#### Data lines
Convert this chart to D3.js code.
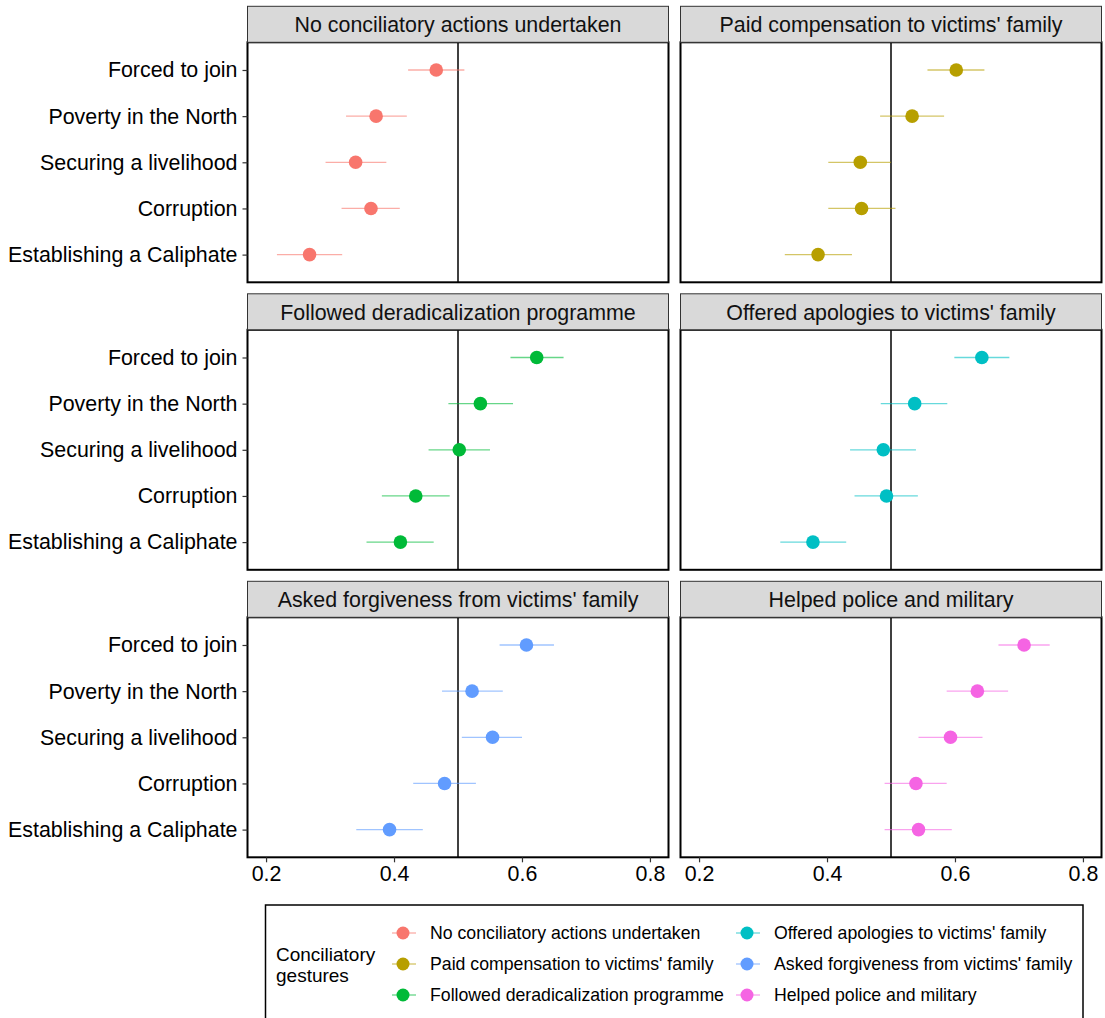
<!DOCTYPE html>
<html>
<head>
<meta charset="utf-8">
<script src="https://cdn.jsdelivr.net/npm/d3@7"></script>
<style>
  body { margin: 0; background: #fff; }
  text { font-family: "Liberation Sans", Arial, sans-serif; }
</style>
</head>
<body>
<div id="chart"></div>
<script>
// reasons, top to bottom
var reasons = ["Forced to join", "Poverty in the North", "Securing a livelihood", "Corruption", "Establishing a Caliphate"];

var gestures = [
    "No conciliatory actions undertaken",
    "Paid compensation to victims' family",
    "Followed deradicalization programme",
    "Offered apologies to victims' family",
    "Asked forgiveness from victims' family",
    "Helped police and military"
];

var colors = ["#F8766D", "#B79F00", "#00BA38", "#00BFC4", "#619CFF", "#F564E3"];

// estimates per gesture, in the order of reasons
var estimate = [
    [0.466, 0.372, 0.340, 0.364, 0.268],
    [0.602, 0.533, 0.452, 0.454, 0.386],
    [0.623, 0.535, 0.502, 0.434, 0.410],
    [0.642, 0.537, 0.488, 0.493, 0.378],
    [0.607, 0.522, 0.554, 0.479, 0.393],
    [0.708, 0.635, 0.593, 0.539, 0.543]
];
var lower = [
    [0.422, 0.325, 0.293, 0.318, 0.217],
    [0.557, 0.483, 0.402, 0.402, 0.334],
    [0.582, 0.485, 0.454, 0.381, 0.357],
    [0.599, 0.484, 0.436, 0.443, 0.327],
    [0.565, 0.475, 0.506, 0.430, 0.341],
    [0.668, 0.587, 0.543, 0.490, 0.490]
];
var upper = [
    [0.510, 0.420, 0.388, 0.409, 0.319],
    [0.646, 0.583, 0.500, 0.507, 0.439],
    [0.665, 0.586, 0.550, 0.487, 0.462],
    [0.685, 0.588, 0.539, 0.542, 0.430],
    [0.650, 0.570, 0.600, 0.528, 0.445],
    [0.748, 0.683, 0.643, 0.587, 0.595]
];

var xTicks = [0.2, 0.4, 0.6, 0.8];

var W = 1105, H = 1018;
var panelW = 421, panelH = 240, stripH = 36;
var colX = [247.5, 680.5];
var rowY = [6.3, 293.8, 581.3]; // strip tops

var x = d3.scaleLinear().domain([0.171, 0.829]).range([0, panelW]);
var y = d3.scalePoint().domain(reasons).range([0, panelH]).padding(0.6);

var svg = d3.select("#chart").append("svg")
    .attr("width", W)
    .attr("height", H);

svg.append("rect").attr("width", W).attr("height", H).attr("fill", "#fff");

gestures.forEach(function (g, gi) {
    var col = gi % 2, row = Math.floor(gi / 2);
    var px = colX[col], sy = rowY[row], py = sy + stripH;

    var panel = svg.append("g").attr("transform", "translate(" + px + "," + py + ")");

    // strip
    svg.append("rect")
        .attr("x", px).attr("y", sy)
        .attr("width", panelW).attr("height", stripH)
        .attr("fill", "#D9D9D9")
        .attr("stroke", "#333")
        .attr("stroke-width", 1);
    svg.append("text")
        .attr("x", px + panelW / 2).attr("y", sy + stripH / 2 + 1)
        .attr("text-anchor", "middle")
        .attr("dominant-baseline", "central")
        .attr("font-size", 21.4)
        .attr("fill", "#111")
        .text(g);

    // reference line
    panel.append("line")
        .attr("x1", x(0.5)).attr("x2", x(0.5))
        .attr("y1", 0).attr("y2", panelH)
        .attr("stroke", "#000").attr("stroke-width", 1.5);

    var rows = reasons.map(function (r, i) {
        return { reason: r, est: estimate[gi][i], lo: lower[gi][i], hi: upper[gi][i] };
    });

    panel.selectAll(".ci")
        .data(rows)
        .join("line")
        .attr("x1", d => x(d.lo)).attr("x2", d => x(d.hi))
        .attr("y1", d => y(d.reason)).attr("y2", d => y(d.reason))
        .attr("stroke", colors[gi])
        .attr("stroke-opacity", 0.6)
        .attr("stroke-width", 1.3);

    panel.selectAll(".pt")
        .data(rows)
        .join("circle")
        .attr("cx", d => x(d.est))
        .attr("cy", d => y(d.reason))
        .attr("r", 6.8)
        .attr("fill", colors[gi]);

    // border
    panel.append("rect")
        .attr("width", panelW).attr("height", panelH)
        .attr("fill", "none")
        .attr("stroke", "#000")
        .attr("stroke-width", 2);

    // y axis on left column
    if (col === 0) {
        var ya = panel.append("g").call(d3.axisLeft(y).tickSize(5).tickPadding(5));
        ya.select(".domain").remove();
        ya.selectAll("line").attr("stroke", "#333").attr("stroke-width", 1.2);
        ya.selectAll("text").attr("font-size", 21.4).attr("fill", "#000")
            .attr("font-family", "Liberation Sans, Arial, sans-serif");
    }
    // x axis on bottom row
    if (row === 2) {
        var xa = panel.append("g")
            .attr("transform", "translate(0," + panelH + ")")
            .call(d3.axisBottom(x).tickValues(xTicks).tickFormat(d3.format(".1f")).tickSize(5).tickPadding(4));
        xa.select(".domain").remove();
        xa.selectAll("line").attr("stroke", "#333").attr("stroke-width", 1.2);
        xa.selectAll("text").attr("font-size", 21.4).attr("fill", "#000")
            .attr("font-family", "Liberation Sans, Arial, sans-serif");
    }
});

// legend
var lg = svg.append("g");
lg.append("rect")
    .attr("x", 265.5).attr("y", 905)
    .attr("width", 817.5).attr("height", 130)
    .attr("fill", "#fff")
    .attr("stroke", "#000")
    .attr("stroke-width", 1.5);

lg.append("text")
    .attr("x", 276).attr("y", 961)
    .attr("font-size", 19)
    .selectAll("tspan")
    .data(["Conciliatory", "gestures"])
    .join("tspan")
    .attr("x", 276)
    .attr("dy", (d, i) => i === 0 ? 0 : 21)
    .text(d => d);

var keyX = [403, 747], labelX = [430, 774], keyY = [933, 964, 995];

var items = lg.selectAll(".item")
    .data(gestures)
    .join("g")
    .attr("transform", (d, i) => "translate(0," + keyY[i % 3] + ")");

items.append("line")
    .attr("x1", (d, i) => keyX[Math.floor(i / 3)] - 11)
    .attr("x2", (d, i) => keyX[Math.floor(i / 3)] + 13)
    .attr("stroke", (d, i) => colors[i])
    .attr("stroke-opacity", 0.6)
    .attr("stroke-width", 1.3);

items.append("circle")
    .attr("cx", (d, i) => keyX[Math.floor(i / 3)])
    .attr("r", 6.5)
    .attr("fill", (d, i) => colors[i]);

items.append("text")
    .attr("x", (d, i) => labelX[Math.floor(i / 3)])
    .attr("dominant-baseline", "central")
    .attr("font-size", 17.7)
    .text(d => d);
</script>
</body>
</html>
########
Do this.
All of the lines above should be printed exactly, minus the pictures.

Correct response.
Convert this chart to D3.js code.
<!DOCTYPE html>
<html>
<head>
<meta charset="utf-8">
<script src="https://cdn.jsdelivr.net/npm/d3@7"></script>
<style>
  body { margin: 0; background: #fff; }
  text { font-family: "Liberation Sans", Arial, sans-serif; }
</style>
</head>
<body>
<div id="chart"></div>
<script>
// reasons, top to bottom
var reasons = ["Forced to join", "Poverty in the North", "Securing a livelihood", "Corruption", "Establishing a Caliphate"];

var gestures = [
    "No conciliatory actions undertaken",
    "Paid compensation to victims' family",
    "Followed deradicalization programme",
    "Offered apologies to victims' family",
    "Asked forgiveness from victims' family",
    "Helped police and military"
];

var colors = ["#F8766D", "#B79F00", "#00BA38", "#00BFC4", "#619CFF", "#F564E3"];

// estimates per gesture, in the order of reasons
var estimate = [
    [0.466, 0.372, 0.340, 0.364, 0.268],
    [0.602, 0.533, 0.452, 0.454, 0.386],
    [0.623, 0.535, 0.502, 0.434, 0.410],
    [0.642, 0.537, 0.488, 0.493, 0.378],
    [0.607, 0.522, 0.554, 0.479, 0.393],
    [0.708, 0.635, 0.593, 0.539, 0.543]
];
var lower = [
    [0.422, 0.325, 0.293, 0.318, 0.217],
    [0.557, 0.483, 0.402, 0.402, 0.334],
    [0.582, 0.485, 0.454, 0.381, 0.357],
    [0.599, 0.484, 0.436, 0.443, 0.327],
    [0.565, 0.475, 0.506, 0.430, 0.341],
    [0.668, 0.587, 0.543, 0.490, 0.490]
];
var upper = [
    [0.510, 0.420, 0.388, 0.409, 0.319],
    [0.646, 0.583, 0.500, 0.507, 0.439],
    [0.665, 0.586, 0.550, 0.487, 0.462],
    [0.685, 0.588, 0.539, 0.542, 0.430],
    [0.650, 0.570, 0.600, 0.528, 0.445],
    [0.748, 0.683, 0.643, 0.587, 0.595]
];

var xTicks = [0.2, 0.4, 0.6, 0.8];

var W = 1105, H = 1018;
var panelW = 421, panelH = 240, stripH = 36;
var colX = [247.5, 680.5];
var rowY = [6.3, 293.8, 581.3]; // strip tops

var x = d3.scaleLinear().domain([0.171, 0.829]).range([0, panelW]);
var y = d3.scalePoint().domain(reasons).range([0, panelH]).padding(0.6);

var svg = d3.select("#chart").append("svg")
    .attr("width", W)
    .attr("height", H);

svg.append("rect").attr("width", W).attr("height", H).attr("fill", "#fff");

gestures.forEach(function (g, gi) {
    var col = gi % 2, row = Math.floor(gi / 2);
    var px = colX[col], sy = rowY[row], py = sy + stripH;

    var panel = svg.append("g").attr("transform", "translate(" + px + "," + py + ")");

    // strip
    svg.append("rect")
        .attr("x", px).attr("y", sy)
        .attr("width", panelW).attr("height", stripH)
        .attr("fill", "#D9D9D9")
        .attr("stroke", "#333")
        .attr("stroke-width", 1);
    svg.append("text")
        .attr("x", px + panelW / 2).attr("y", sy + stripH / 2 + 1)
        .attr("text-anchor", "middle")
        .attr("dominant-baseline", "central")
        .attr("font-size", 21.4)
        .attr("fill", "#111")
        .text(g);

    // reference line
    panel.append("line")
        .attr("x1", x(0.5)).attr("x2", x(0.5))
        .attr("y1", 0).attr("y2", panelH)
        .attr("stroke", "#000").attr("stroke-width", 1.5);

    var rows = reasons.map(function (r, i) {
        return { reason: r, est: estimate[gi][i], lo: lower[gi][i], hi: upper[gi][i] };
    });

    panel.selectAll(".ci")
        .data(rows)
        .join("line")
        .attr("x1", d => x(d.lo)).attr("x2", d => x(d.hi))
        .attr("y1", d => y(d.reason)).attr("y2", d => y(d.reason))
        .attr("stroke", colors[gi])
        .attr("stroke-opacity", 0.6)
        .attr("stroke-width", 1.3);

    panel.selectAll(".pt")
        .data(rows)
        .join("circle")
        .attr("cx", d => x(d.est))
        .attr("cy", d => y(d.reason))
        .attr("r", 6.8)
        .attr("fill", colors[gi]);

    // border
    panel.append("rect")
        .attr("width", panelW).attr("height", panelH)
        .attr("fill", "none")
        .attr("stroke", "#000")
        .attr("stroke-width", 2);

    // y axis on left column
    if (col === 0) {
        var ya = panel.append("g").call(d3.axisLeft(y).tickSize(5).tickPadding(5));
        ya.select(".domain").remove();
        ya.selectAll("line").attr("stroke", "#333").attr("stroke-width", 1.2);
        ya.selectAll("text").attr("font-size", 21.4).attr("fill", "#000")
            .attr("font-family", "Liberation Sans, Arial, sans-serif");
    }
    // x axis on bottom row
    if (row === 2) {
        var xa = panel.append("g")
            .attr("transform", "translate(0," + panelH + ")")
            .call(d3.axisBottom(x).tickValues(xTicks).tickFormat(d3.format(".1f")).tickSize(5).tickPadding(4));
        xa.select(".domain").remove();
        xa.selectAll("line").attr("stroke", "#333").attr("stroke-width", 1.2);
        xa.selectAll("text").attr("font-size", 21.4).attr("fill", "#000")
            .attr("font-family", "Liberation Sans, Arial, sans-serif");
    }
});

// legend
var lg = svg.append("g");
lg.append("rect")
    .attr("x", 265.5).attr("y", 905)
    .attr("width", 817.5).attr("height", 130)
    .attr("fill", "#fff")
    .attr("stroke", "#000")
    .attr("stroke-width", 1.5);

lg.append("text")
    .attr("x", 276).attr("y", 961)
    .attr("font-size", 19)
    .selectAll("tspan")
    .data(["Conciliatory", "gestures"])
    .join("tspan")
    .attr("x", 276)
    .attr("dy", (d, i) => i === 0 ? 0 : 21)
    .text(d => d);

var keyX = [403, 747], labelX = [430, 774], keyY = [933, 964, 995];

var items = lg.selectAll(".item")
    .data(gestures)
    .join("g")
    .attr("transform", (d, i) => "translate(0," + keyY[i % 3] + ")");

items.append("line")
    .attr("x1", (d, i) => keyX[Math.floor(i / 3)] - 11)
    .attr("x2", (d, i) => keyX[Math.floor(i / 3)] + 13)
    .attr("stroke", (d, i) => colors[i])
    .attr("stroke-opacity", 0.6)
    .attr("stroke-width", 1.3);

items.append("circle")
    .attr("cx", (d, i) => keyX[Math.floor(i / 3)])
    .attr("r", 6.5)
    .attr("fill", (d, i) => colors[i]);

items.append("text")
    .attr("x", (d, i) => labelX[Math.floor(i / 3)])
    .attr("dominant-baseline", "central")
    .attr("font-size", 17.7)
    .text(d => d);
</script>
</body>
</html>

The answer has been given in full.